_What this task involves_: Skip the pictures, please, and write out exactly the lines from the opening of the data through the line containing "ax.set_ylim(0, 2.5)".

#### Data lines

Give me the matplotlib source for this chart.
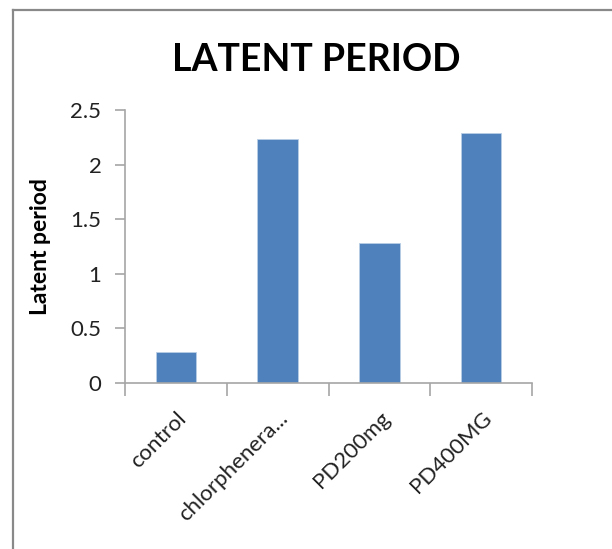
import matplotlib
matplotlib.use("Agg")
import matplotlib.pyplot as plt
from matplotlib.lines import Line2D

categories = ["control", "chlorphenera...", "PD200mg", "PD400MG"]
values = [0.28, 2.23, 1.28, 2.29]
yticks = [0, 0.5, 1, 1.5, 2, 2.5]
ytick_labels = ["0", "0.5", "1", "1.5", "2", "2.5"]

plt.rcParams['font.family'] = ['Lato', 'DejaVu Sans']

W, H = 612, 549
fig = plt.figure(figsize=(W/100, H/100), dpi=100)
fig.patch.set_facecolor("white")

# chart border (partially cropped)
bc = "#898989"
fig.add_artist(Line2D([13/W, 13/W], [0, 1 - 10/H], transform=fig.transFigure, color=bc, lw=1.6))
fig.add_artist(Line2D([13/W, 1.0], [1 - 10/H, 1 - 10/H], transform=fig.transFigure, color=bc, lw=1.6))

ax = fig.add_axes([125/W, 1 - 383/H, (532-125)/W, (383-110)/H])
x = range(len(categories))
ax.bar(x, values, width=0.4, color="#4F81BD", edgecolor="#B9CDE5", linewidth=0.6)
ax.set_xlim(-0.5, len(categories) - 0.5)
ax.set_ylim(0, 2.5)

ax.set_yticks(yticks)
ax.set_yticklabels(ytick_labels, fontsize=16, color="#222222")
ax.set_xticks([i - 0.5 for i in range(len(categories) + 1)], minor=False)
ax.set_xticklabels([])
ax.set_xticks(list(x), minor=True)
ax.set_xticklabels(categories, minor=True, rotation=45, ha="right",
                   rotation_mode="anchor", fontsize=16, color="#222222")
ax.tick_params(axis="x", which="minor", length=0, pad=18)
ax.tick_params(axis="x", which="major", length=9, width=1.2, color="#A6A6A6", direction="out")
ax.tick_params(axis="y", length=7, width=1.2, color="#A6A6A6", direction="out", pad=10)

for s in ["top", "right"]:
    ax.spines[s].set_visible(False)
for s in ["left", "bottom"]:
    ax.spines[s].set_color("#A6A6A6")
    ax.spines[s].set_linewidth(1.2)

ax.set_ylabel("Latent period", fontsize=16.5, fontweight="bold", labelpad=14, color="black")

fig.text(316/W, 1 - 60/H, "LATENT PERIOD", fontsize=27, fontweight="bold",
         ha="center", va="center", color="black")

fig.savefig("out.png", dpi=100, facecolor="white")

########

_Result of this task_:
Give me the matplotlib source for this chart.
import matplotlib
matplotlib.use("Agg")
import matplotlib.pyplot as plt
from matplotlib.lines import Line2D

categories = ["control", "chlorphenera...", "PD200mg", "PD400MG"]
values = [0.28, 2.23, 1.28, 2.29]
yticks = [0, 0.5, 1, 1.5, 2, 2.5]
ytick_labels = ["0", "0.5", "1", "1.5", "2", "2.5"]

plt.rcParams['font.family'] = ['Lato', 'DejaVu Sans']

W, H = 612, 549
fig = plt.figure(figsize=(W/100, H/100), dpi=100)
fig.patch.set_facecolor("white")

# chart border (partially cropped)
bc = "#898989"
fig.add_artist(Line2D([13/W, 13/W], [0, 1 - 10/H], transform=fig.transFigure, color=bc, lw=1.6))
fig.add_artist(Line2D([13/W, 1.0], [1 - 10/H, 1 - 10/H], transform=fig.transFigure, color=bc, lw=1.6))

ax = fig.add_axes([125/W, 1 - 383/H, (532-125)/W, (383-110)/H])
x = range(len(categories))
ax.bar(x, values, width=0.4, color="#4F81BD", edgecolor="#B9CDE5", linewidth=0.6)
ax.set_xlim(-0.5, len(categories) - 0.5)
ax.set_ylim(0, 2.5)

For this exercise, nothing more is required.